ECLI:NL:CRVB:2016:1806
Centrale Raad van Beroep
- Hoger beroep
- Rechtspraak.nl
Hoger beroep inzake doorbetaling vaste lasten aan Essent en uitvoering afspraken
In deze zaak heeft appellant hoger beroep ingesteld tegen een uitspraak van de rechtbank Noord-Nederland, die op 5 juni 2015 het beroep tegen een besluit van het college van burgemeester en wethouders van Leeuwarden ongegrond verklaarde. Appellant ontving bijstand op grond van de Wet werk en bijstand (WWB) en had afspraken gemaakt met de gemeente over de betaling van zijn vaste lasten aan Essent. De gemeente droeg zorg voor de betaling van deze lasten, maar appellant maakte bezwaar tegen een betalingsachterstand die door Essent was gemeld. Het college verklaarde het bezwaar ongegrond, stellende dat het zich aan de gemaakte afspraken had gehouden. De rechtbank bevestigde dit oordeel, waarop appellant in hoger beroep ging.

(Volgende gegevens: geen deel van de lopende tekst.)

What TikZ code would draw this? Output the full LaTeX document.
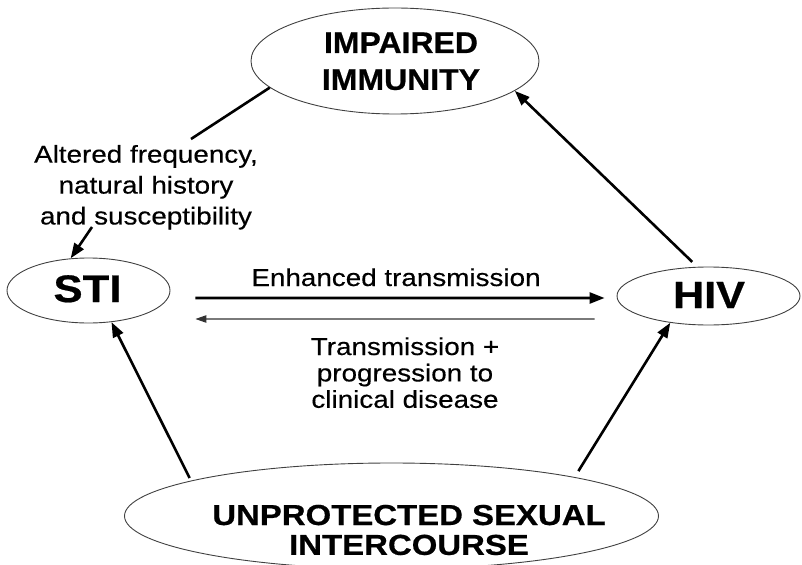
\documentclass[tikz,border=0pt]{standalone}
\usepackage{fontspec}
\setmainfont{Liberation Sans}
\newfontfamily\labfont[FakeStretch=1.14,FakeBold=0.35]{Liberation Sans}
\newfontfamily\hdA[FakeStretch=1.07,FakeBold=0.6]{Liberation Sans}
\newfontfamily\hdB[FakeStretch=1.14,FakeBold=0.6]{Liberation Sans}
\usetikzlibrary{arrows.meta,shapes.geometric}
\tikzset{
  oval/.style={ellipse, draw=black!75, line width=0.9bp, inner sep=0pt},
  txt/.style={anchor=base, inner sep=0pt, text=black},
  thkline/.style={line width=2.6bp, line cap=butt},
  thk/.style={line width=2.6bp, -{Triangle[length=15bp,width=11bp]}},
  thn/.style={line width=1.1bp, draw=black!80, -{Triangle[length=11bp,width=7.5bp]}},
}
\begin{document}
\begin{tikzpicture}[x=1bp,y=-1bp]
\useasboundingbox (0,0) rectangle (802,565);
% ovals
\node[oval, minimum width=288bp, minimum height=106bp] (imp) at (395,61) {};
\node[oval, minimum width=163bp, minimum height=65bp] (sti) at (88.5,290.5) {};
\node[oval, minimum width=183bp, minimum height=58bp] (hiv) at (708.5,296) {};
\node[oval, minimum width=534bp, minimum height=106bp] (usi) at (391.5,516) {};
% texts
\node[txt, font=\hdA\bfseries\fontsize{30}{37}\selectfont] (impt) at (401,53)
  {\begin{tabular}[t]{@{}c@{}}IMPAIRED\\IMMUNITY\end{tabular}};
\node[txt, font=\hdB\bfseries\fontsize{38.5}{44}\selectfont] (stit) at (87.5,302) {STI};
\node[txt, font=\hdB\bfseries\fontsize{38}{44}\selectfont] (hivt) at (709,308) {HIV};
\node[txt, font=\hdB\bfseries\fontsize{29}{30}\selectfont] (usit) at (409,525)
  {\begin{tabular}[t]{@{}c@{}}UNPROTECTED SEXUAL\\INTERCOURSE\end{tabular}};
\node[txt, font=\labfont\fontsize{24.5}{31}\selectfont] (altt) at (146,162.7)
  {\begin{tabular}[t]{@{}c@{}}Altered frequency,\\natural history\\and susceptibility\end{tabular}};
\node[txt, font=\labfont\fontsize{24.5}{30}\selectfont] (enht) at (396,286) {Enhanced transmission};
\node[txt, font=\labfont\fontsize{24.5}{26.5}\selectfont] (trat) at (405,355)
  {\begin{tabular}[t]{@{}c@{}}Transmission +\\progression to\\clinical disease\end{tabular}};
% free ends
\coordinate (altin) at (191,139);
\coordinate (altout) at (92,227);
% connectors
\draw[thkline] (imp.192) -- (altin);
\draw[thk] (altout) -- (sti.119);
\draw[thk, shorten <=7bp] (hiv.111) -- (imp.-14);
\draw[thk] ([xshift=25bp,yshift=-7.5bp]sti.east) -- ([xshift=-12bp,yshift=-2bp]hiv.west);
\draw[thn] ([xshift=-22bp,yshift=-23bp]hiv.west) -- ([xshift=25bp,yshift=-28.5bp]sti.east);
\draw[thk, shorten <=3bp] (usi.170) -- (sti.-54);
\draw[thk, shorten <=7bp] (usi.12) -- (hiv.215);
\end{tikzpicture}
\end{document}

Tijdens de zitting op 4 april 2016 was appellant niet aanwezig, maar het college werd vertegenwoordigd door J. Boonstra. De Raad voor de Rechtspraak heeft de feiten en omstandigheden van de zaak in overweging genomen. De Raad concludeerde dat het college inderdaad op juiste wijze uitvoering heeft gegeven aan de afspraken met appellant. Appellant had verzocht om herziening van de afspraken en meldde complicaties bij de uitbetaling van de bijstand, maar de Raad vond geen aanleiding om van het oordeel van de rechtbank af te wijken. De uitspraak van de rechtbank werd bevestigd, en er werd geen veroordeling in proceskosten uitgesproken.